I beg to differ, the abowe is all wrong. Large pool is not a part of SHARED POOL and has nothing to do with it, so comparing its size with SHARED_POOL_SIZE is irrelevant. Shared pool is totaly separate part of SGA, and as stated in some previous answers, plays its role in any of the following areas:
- sesion memory for MTS configuratins
- inter process comunication for parallel executions
- disk I/O buffers for RMAN
You will not find any PL/SQL procedure in a LARGE_POOL.
Jurij Modic ASCII a stupid question, get a stupid ANSI
24 hours in a day .... 24 beer in a case .... coincidence?

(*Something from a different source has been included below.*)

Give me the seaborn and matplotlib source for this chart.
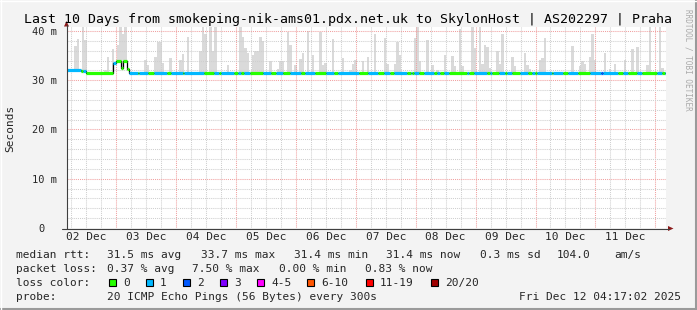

I agree with you one point. LARGE_POOL_SIZE does improve I/O Subsystem process particulary on Tape writing. It was my mistake.

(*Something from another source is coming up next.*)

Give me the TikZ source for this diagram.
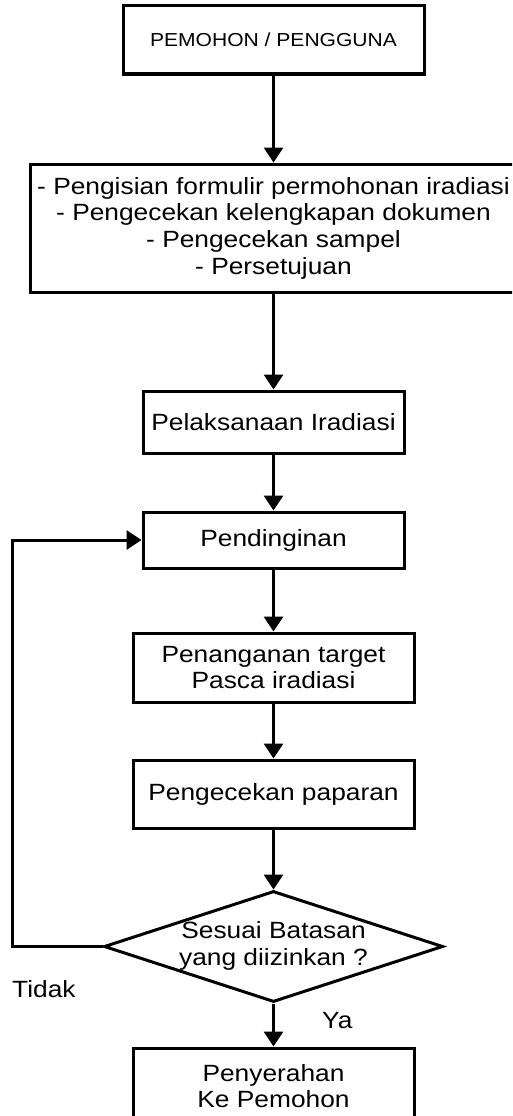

I did not say that LARGE_POOL_SIZE is within SHARED_POOL_SIZE. What I said 10% of SHARED_POOL_SIZE can be set for LARGE_POOL_SIZE.
In general Oracle uses LARGE_POOL_SIZE for loading a large PL/SQL block. The minimum setting is 300K, but the setting must also be big as the LARGE_POOL_MIN_ALLOC, which is the minimum size of SHARED POOL memory requested that will force an allocation in the LARGE_POOL_SIZE memory.
Shared pool is totaly separate part of SGA, and as stated in some previous answers, plays its role in any of the following areas:
- sesion memory for MTS configuratins
- inter process comunication for parallel executions
- disk I/O buffers for RMAN
I agree with you one point. LARGE_POOL_SIZE does improve I/O Subsystem process particulary on Tape writing. It was my mistake.
I did not say that LARGE_POOL_SIZE is within SHARED_POOL_SIZE. What I said 10% of SHARED_POOL_SIZE can be set for LARGE_POOL_SIZE.
In general Oracle uses LARGE_POOL_SIZE for loading a large PL/SQL block. The minimum setting is 300K, but the setting must also be big as the LARGE_POOL_MIN_ALLOC, which is the minimum size of SHARED POOL memory requested that will force an allocation in the LARGE_POOL_SIZE memory.
You will find PL/SQL BLOCK in LARGE POOL memory.
LARGE_POOL_MIN_ALLOC is used to avoid fragmentation. All large pool chucks are rounded up to _LARGE_POOL_MIN_ALLOC which is 16K by default.
And, tamilselvan is right, jmodic is wrong: the Large Pool hadles for example the big Designer PL/SQL packages.